■ Task prompt ■
Starting from the top of the material, restate each line exactly until the line that contains "P3 = P / 3.0", which is also copied. Pictures are excluded.

■ Information provided ■
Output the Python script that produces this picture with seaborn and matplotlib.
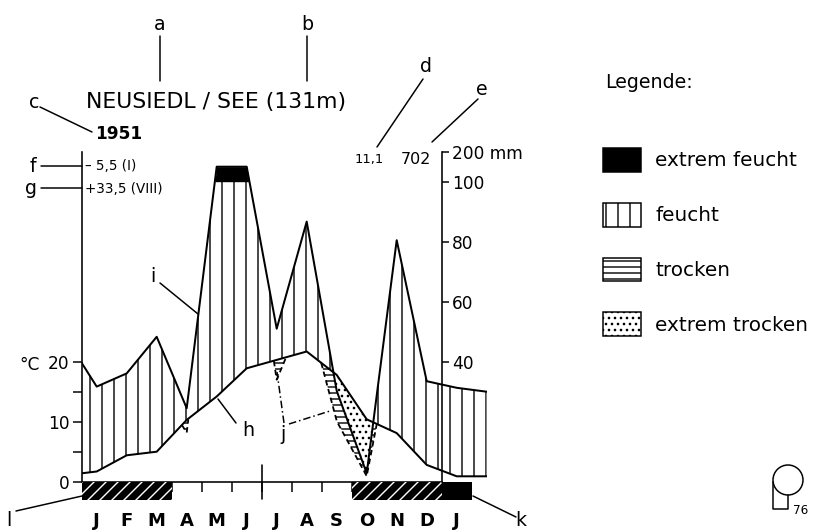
import numpy as np
import matplotlib
matplotlib.use("Agg")
import matplotlib.pyplot as plt
import matplotlib.transforms as mtransforms
import seaborn as sns
from matplotlib.patches import Patch, Circle
from matplotlib.lines import Line2D

# ---------------- data (Dec 1950 .. Feb 1952, index 0 = Jan 1951) ----------------
month_index = [-1, 0, 1, 2, 3, 4, 5, 6, 7, 8, 9, 10, 11, 12, 13]
temperature = [1.1, 1.7, 4.4, 5.0, 10.3, 14.2, 18.9, 20.3, 21.7, 17.8, 10.4, 8.1, 2.8, 0.9, 0.9]
precipitation = [47.5, 31.7, 36.1, 48.3, 24.5, 150.0, 150.0, 51.0, 86.7, 30.3, 2.8, 80.5, 33.5, 31.3, 30.0]
month_labels = ["J", "F", "M", "A", "M", "J", "J", "A", "S", "O", "N", "D", "J"]
frost_class = [1, 1, 1, 0, 0, 0, 0, 0, 0, 1, 1, 1, 2]   # Jan 1951 .. Jan 1952
left_ticks = [0, 10, 20]
left_minor_ticks = [5, 15]
right_ticks_mm = [40, 60, 80, 100, 200]
right_tick_labels = ["40", "60", "80", "100", "200 mm"]
station = "NEUSIEDL / SEE (131m)"
year = "1951"
mean_temp = "11,1"
annual_precip = "702"
abs_min = "– 5,5 (I)"
abs_max = "+33,5 (VIII)"
legend_title = "Legende:"
legend_labels = ["extrem feucht", "feucht", "trocken", "extrem trocken"]

W, H = 828, 532
sns.set_style("white")
plt.rcParams["font.family"] = ["DejaVu Sans"]
plt.rcParams["hatch.linewidth"] = 1.4
for k in ["text.color", "axes.labelcolor", "xtick.color", "ytick.color", "axes.edgecolor"]:
    plt.rcParams[k] = "black"


def mm_to_c(p):
    p = np.asarray(p, dtype=float)
    return np.where(p <= 100, p / 2.0, 50 + (p - 100) / 20.0)


x = np.asarray(month_index, dtype=float)
T = np.asarray(temperature, dtype=float)
P = np.asarray(precipitation, dtype=float)
Pc = mm_to_c(P)
P3 = P / 3.0

fig = plt.figure(figsize=(W / 72, H / 72), dpi=72)
ax = fig.add_axes([81.7 / W, 32 / H, 405 / W, 348.3 / H])
ax.set_xlim(-0.5, 13.0)
ax.set_ylim(-3.05, 55)
ax.patch.set_alpha(0)

# dense rendering grid
xd = np.linspace(x[0], x[-1], 4001)
Td = np.interp(xd, x, T)
Pd = np.interp(xd, x, Pc)
P3d = np.interp(xd, x, P3)

# humid (vertical hatching up to 100 mm)
ax.fill_between(xd, Td, np.minimum(Pd, 50), where=Pd >= Td, interpolate=True,
                facecolor="none", edgecolor="black", hatch="|", linewidth=0, zorder=1)
# extremely humid (black above 100 mm)
ax.fill_between(xd, 50, Pd, where=Pd >= 50, interpolate=True,
                facecolor="black", edgecolor="black", linewidth=0, zorder=1)
# dry (1:3 curve below temperature)
ax.fill_between(xd, P3d, Td, where=P3d < Td, interpolate=True,
                facecolor="white", edgecolor="black", hatch="--", linewidth=0, zorder=1.2)
ax.plot(xd, np.where(P3d < Td, P3d, np.nan), color="black", lw=1.8, ls=(0, (3, 2)), zorder=1.3)
# extremely dry
ax.fill_between(xd, Pd, Td, where=Pd < Td, interpolate=True,
                facecolor="white", edgecolor="black", hatch="..", linewidth=0, zorder=1.4)

# curves
sns.lineplot(x=x, y=T, color="black", lw=2.0, ax=ax, zorder=2)
sns.lineplot(x=x, y=Pc, color="black", lw=2.0, ax=ax, zorder=2)

# frost bar
fx = np.arange(len(frost_class))
fc = np.asarray(frost_class)
ax.bar(fx[fc == 1], 3, bottom=-3, width=1.0, facecolor="black", edgecolor="white",
       hatch="//", linewidth=0, zorder=3)
ax.bar(fx[fc == 2], 3, bottom=-3, width=1.0, facecolor="black", edgecolor="black",
       linewidth=0, zorder=3)

# axes / spines
ax.spines["top"].set_visible(False)
ax.spines["right"].set_visible(False)
ax.spines["left"].set_bounds(0, 55)
ax.spines["left"].set_linewidth(1.6)
ax.spines["bottom"].set_position(("data", 0))
ax.spines["bottom"].set_bounds(-0.5, 11.5)
ax.spines["bottom"].set_linewidth(1.6)

ax.set_yticks(left_ticks, labels=[str(v) for v in left_ticks])
ax.set_yticks(left_minor_ticks, minor=True)
ax.tick_params(axis="y", which="both", left=True, direction="out", length=9, width=1.5,
               labelsize=17, pad=3, colors="black")

ax.set_xticks(np.arange(0.5, 11.0, 1.0), labels=[""] * 11)
ax.set_xticks(np.arange(len(month_labels)), labels=month_labels, minor=True)
ax.tick_params(axis="x", which="major", bottom=True, direction="out", length=10, width=1.5)
ax.tick_params(axis="x", which="minor", bottom=True, length=0, pad=30, labelsize=18)
for lab in ax.get_xticklabels(minor=True):
    lab.set_fontweight("bold")
# longer mid-year tick (end of June), crossing the zero line
ylo, yhi = ax.get_ylim()
ax.axvline(5.5, ymin=(-2.8 - ylo) / (yhi - ylo), ymax=(2.8 - ylo) / (yhi - ylo),
           color="black", lw=1.6, zorder=2.5)

ax2 = ax.twinx()
ax2.set_ylim(ax.get_ylim())
for s in ["top", "left", "bottom"]:
    ax2.spines[s].set_visible(False)
ax2.spines["right"].set_position(("data", 11.5))
ax2.spines["right"].set_bounds(0, 55)
ax2.spines["right"].set_linewidth(1.6)
ax2.set_yticks(mm_to_c(right_ticks_mm), labels=right_tick_labels)
ax2.tick_params(axis="y", right=True, direction="out", length=7, width=1.5, labelsize=17, pad=3)
ax.set_xlabel("")
ax.set_ylabel("")


# ---------------- annotation helpers (pixel coordinates) ----------------
def ftext(xp, yp, s, **kw):
    kw.setdefault("ha", "center")
    kw.setdefault("va", "center")
    fig.text(xp / W, 1 - yp / H, s, **kw)


def fline(x0, y0, x1, y1, **kw):
    kw.setdefault("color", "black")
    kw.setdefault("lw", 1.5)
    fig.add_artist(Line2D([x0 / W, x1 / W], [1 - y0 / H, 1 - y1 / H],
                          transform=fig.transFigure, **kw))


ftext(216, 102, station, fontsize=22)
ftext(119, 134, year, fontsize=17, fontweight="bold")
ftext(85, 166, abs_min, fontsize=13.5, ha="left")
ftext(85, 189, abs_max, fontsize=13.5, ha="left")
ftext(369, 160, mean_temp, fontsize=13)
ftext(416, 160, annual_precip, fontsize=16)
ftext(30, 365, "°C", fontsize=17)

# letter keys
for s, xp, yp in [("a", 160, 24), ("b", 307, 24), ("c", 34, 102), ("d", 426, 66),
                  ("e", 482, 89), ("f", 33, 166), ("g", 31, 189), ("i", 153, 276),
                  ("h", 248, 430), ("j", 283, 435), ("k", 521, 521), ("l", 9, 521)]:
    ftext(xp, yp, s, fontsize=19)

fline(160, 36, 160, 81)
fline(307, 36, 307, 81)
fline(40, 107, 92, 132)
fline(423, 79, 377, 147)
fline(478, 99, 432, 142)
fline(41, 166, 82, 166)
fline(41, 188, 82, 188)
fline(160, 283, 198, 314)
fline(236, 423, 218, 399)
fline(284, 423, 277, 372, ls=(0, (5, 2, 1, 2)))
fline(289, 424, 330, 411, ls=(0, (5, 2, 1, 2)))
fline(473, 496, 516, 517)
fline(16, 511, 82, 496)

# legend
ftext(605, 83, legend_title, fontsize=19, ha="left")
handles = [Patch(facecolor="black", edgecolor="black", lw=1.5),
           Patch(facecolor="white", edgecolor="black", hatch="|", lw=1.5),
           Patch(facecolor="white", edgecolor="black", hatch="--", lw=1.5),
           Patch(facecolor="white", edgecolor="black", hatch="..", lw=1.5)]
fs = 20
fig.legend(handles, legend_labels, loc="upper left",
           bbox_to_anchor=(603 / W, 1 - 148 / H), frameon=False, fontsize=fs,
           handlelength=38 / fs, handleheight=29 / fs, handletextpad=0.7,
           labelspacing=(60 - 29) / fs, borderpad=0, borderaxespad=0)

# corner symbol (pixel coordinates, origin bottom-left)
pix = mtransforms.IdentityTransform()
fig.add_artist(Circle((788, H - 480), 15, transform=pix,
                      facecolor="none", edgecolor="black", lw=1.5))
fig.add_artist(Line2D([773, 773, 788, 788], [H - 482, H - 509, H - 509, H - 495],
                      transform=pix, color="black", lw=1.5))
ftext(801, 511, "76", fontsize=12)

fig.savefig("out.png", dpi=72)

■ Result of this task ■
Output the Python script that produces this picture with seaborn and matplotlib.
import numpy as np
import matplotlib
matplotlib.use("Agg")
import matplotlib.pyplot as plt
import matplotlib.transforms as mtransforms
import seaborn as sns
from matplotlib.patches import Patch, Circle
from matplotlib.lines import Line2D

# ---------------- data (Dec 1950 .. Feb 1952, index 0 = Jan 1951) ----------------
month_index = [-1, 0, 1, 2, 3, 4, 5, 6, 7, 8, 9, 10, 11, 12, 13]
temperature = [1.1, 1.7, 4.4, 5.0, 10.3, 14.2, 18.9, 20.3, 21.7, 17.8, 10.4, 8.1, 2.8, 0.9, 0.9]
precipitation = [47.5, 31.7, 36.1, 48.3, 24.5, 150.0, 150.0, 51.0, 86.7, 30.3, 2.8, 80.5, 33.5, 31.3, 30.0]
month_labels = ["J", "F", "M", "A", "M", "J", "J", "A", "S", "O", "N", "D", "J"]
frost_class = [1, 1, 1, 0, 0, 0, 0, 0, 0, 1, 1, 1, 2]   # Jan 1951 .. Jan 1952
left_ticks = [0, 10, 20]
left_minor_ticks = [5, 15]
right_ticks_mm = [40, 60, 80, 100, 200]
right_tick_labels = ["40", "60", "80", "100", "200 mm"]
station = "NEUSIEDL / SEE (131m)"
year = "1951"
mean_temp = "11,1"
annual_precip = "702"
abs_min = "– 5,5 (I)"
abs_max = "+33,5 (VIII)"
legend_title = "Legende:"
legend_labels = ["extrem feucht", "feucht", "trocken", "extrem trocken"]

W, H = 828, 532
sns.set_style("white")
plt.rcParams["font.family"] = ["DejaVu Sans"]
plt.rcParams["hatch.linewidth"] = 1.4
for k in ["text.color", "axes.labelcolor", "xtick.color", "ytick.color", "axes.edgecolor"]:
    plt.rcParams[k] = "black"


def mm_to_c(p):
    p = np.asarray(p, dtype=float)
    return np.where(p <= 100, p / 2.0, 50 + (p - 100) / 20.0)


x = np.asarray(month_index, dtype=float)
T = np.asarray(temperature, dtype=float)
P = np.asarray(precipitation, dtype=float)
Pc = mm_to_c(P)
P3 = P / 3.0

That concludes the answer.